Concurrently with the introduction of the Retina Camera, Eastman Kodak introduced the Daylight Loading Cartridge. This quantum step in generic film containment and supply cassette for 35mm cameras, fostered by the increasing interest of 35mm photography caused low cost 35mm cameras to come forth in increased numbers in the 1930s. In America the International Radio Corporation, of Ann Arbor, Michigan, manufacturers of table radios with plastic cases introduced the Argus Model A Candid Camera in 1936. It had a simple viewfinder, an f: 3.5 lens with a multi-speed shutter housed in a black Bakelite plastic body at $12.50, reduced to $10 within a year.

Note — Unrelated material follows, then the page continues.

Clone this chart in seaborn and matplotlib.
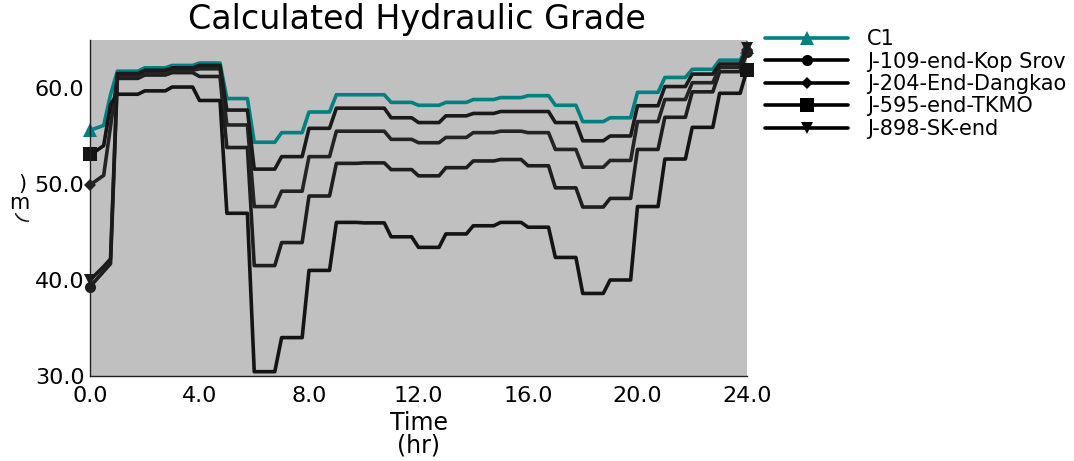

After two years, (now International Research Corporation), they introduced the Argus Model C series of which the Model C3, (1939-66) sometimes referred to in the trade as the ‘brick’ because of its shape and durability, held the American camera sales record at over 3 million sold.



Another radio parts supplier turned camera manufacturer, becoming the Candid Camera Corporation of America in Chicago, introduced the 35mm Perfex “Speed Candid” camera in 1938, the first American standard (full frame) 35mm camera with focal plane shutter.. The Universal Camera Corporation of New York had already entered the ranks of small plastic cameras with its 1933 Univex Model A, at a price of 39 cents, using a special small format roll film. In 1938 they introduced the unique 35mm Univex Mercury camera with cast aluminum alloy body and which used a proprietary 35mm film designated No. 200 made by Gevaert in Belgium. The Mercury camera provided vertical 18mm X 24mm images and its successor Mercury II camera was capable of 65 exposures on a standard 36exposure cartridge of 35mm film. In 1935 Eastman Kodak Company introduced its first American made 35mm camera series, the Kodak 35 Camera, an excellent picture taker but often outsold by the Argus C3 but by 1941 they introduced America’s finest 35mm camera system, the landmark Kodak Ektra and its series of Ektar lenses.